Keith Gaddie, a professor of political science at the University of Oklahoma who focuses on elections, notes that, “[while] the Constitution had mechanisms in place to deal with [the 2000 presidential election], this one may reside out of the realm of process to resolve.” The founders saw the risk of electoral ties and close results, but extreme weather was not a priority in 1787.
There are, however, several instances of state and local elections being rescheduled due to disaster. The New York mayoral primary was supposed to take place on September 11, 2001 and was rescheduled because of the terrorist attacks that day. And weather has previously forced local elections to be delayed in Lewiston, Maine and Washington County, Pennsylvania. Unfortunately, these examples are of little relevance to a presidential contest. Federal elections are fixed by the Constitution, which states “The Congress may determine the Time of chusing the Electors, and the Day on which they shall give their Votes; which Day shall be the same throughout the United States.”
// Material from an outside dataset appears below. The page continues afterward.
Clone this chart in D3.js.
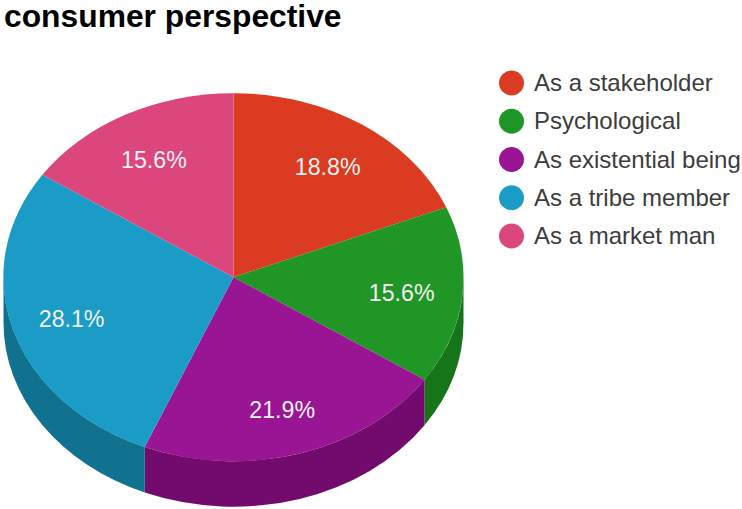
<!DOCTYPE html>
<html><head><meta charset="utf-8">
<script src="https://cdn.jsdelivr.net/npm/d3@7"></script>
<style>html,body{margin:0;padding:0;background:#fff}svg{display:block}text{font-family:"Liberation Sans",Arial,sans-serif}</style>
</head><body><svg id="c" width="742" height="509"></svg>
<script>
const categories = ["As a stakeholder","Psychological","As existential being","As a tribe member","As a market man"];
const values = [18.8,15.6,21.9,28.1,15.6];
const colors = ["#db3b20","#1f9626","#991593","#1b9cc6","#db467c"];
const sideColors = ["#9c2a16","#167518","#730b6e","#10728f","#9c3259"];
const title = "consumer perspective";

const cx=233.5, cy=277.2, rx=230, ry=184, depth=45.5;
const svg=d3.select("#c");
svg.append("text").attr("x",4).attr("y",27).attr("font-size",31.8).attr("font-weight",700).attr("fill","#000").text(title);

const pie=d3.pie().sort(null).value(d=>d)(values);
// Elliptical slices: draw a unit-circle arc, then flatten it with a scale transform
const arc=d3.arc().innerRadius(0).outerRadius(1);
const plot=svg.append("g");

// Wall of the tilted disc: only the portion of each slice on the near side is visible
function wallPath(a0,a1){
  const s=Math.max(a0,Math.PI/2), e=Math.min(a1,3*Math.PI/2);
  if(e<=s) return null;
  const px=a=>cx+rx*Math.sin(a), py=a=>cy-ry*Math.cos(a);
  return `M${px(s)},${py(s)}A${rx},${ry} 0 0 1 ${px(e)},${py(e)}L${px(e)},${py(e)+depth}A${rx},${ry} 0 0 0 ${px(s)},${py(s)+depth}Z`;
}
plot.selectAll("path.wall").data(pie).join("path").attr("class","wall")
  .attr("d",d=>wallPath(d.startAngle,d.endAngle)).attr("fill",(d,i)=>sideColors[i]);
plot.selectAll("path.top").data(pie).join("path").attr("class","top")
  .attr("transform",`translate(${cx},${cy}) scale(${rx},${ry})`)
  .attr("d",arc).attr("fill",(d,i)=>colors[i]);
plot.selectAll("text.pct").data(pie).join("text").attr("class","pct")
  .attr("x",d=>cx+rx*0.735*Math.sin((d.startAngle+d.endAngle)/2))
  .attr("y",d=>cy+2.5-ry*0.74*Math.cos((d.startAngle+d.endAngle)/2)+8)
  .attr("text-anchor","middle").attr("font-size",23.2).attr("fill","#f2f2f2")
  .text(d=>d.value.toFixed(1)+"%");

const legendY=d3.scalePoint().domain(categories).range([83,236]);
const lg=svg.append("g").selectAll("g").data(categories).join("g")
  .attr("transform",d=>`translate(0,${legendY(d)})`);
lg.append("circle").attr("cx",511.5).attr("r",12.5).attr("fill",(d,i)=>colors[i]);
lg.append("text").attr("x",534).attr("y",8).attr("font-size",24).attr("fill","#3c3c3c").text(d=>d);
</script></body></html>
In fact, the only federal precedent that deals with delaying elections has to do with the tangled history of congressional races in the post Civil Rights South. In the 1982 case Busbee v. Smith, which addresses an attempt by Georgia to delay congressional elections to fix discriminatory redistricting, the District Court for the District of Columbia noted “federal law contemplates that those elections may, under certain circumstances, be held at other times.” Georgia moved the general election for Congress in two districts to November 30.
More importantly, in a follow up case to Busbee, the 11th Circuit said Georgia could hold runoff elections in races where no candidate got a majority by noting that “A plurality outcome in the general election is similar to an election postponed due to natural disaster or voided due to fraud in that each is contemplated, yet beyond the state’s ability to produce. It is this common element that makes their occurrence an ‘exigent’ circumstance.” Those vague words are as close to a precedent as 200 years of federal jurisprudence provides.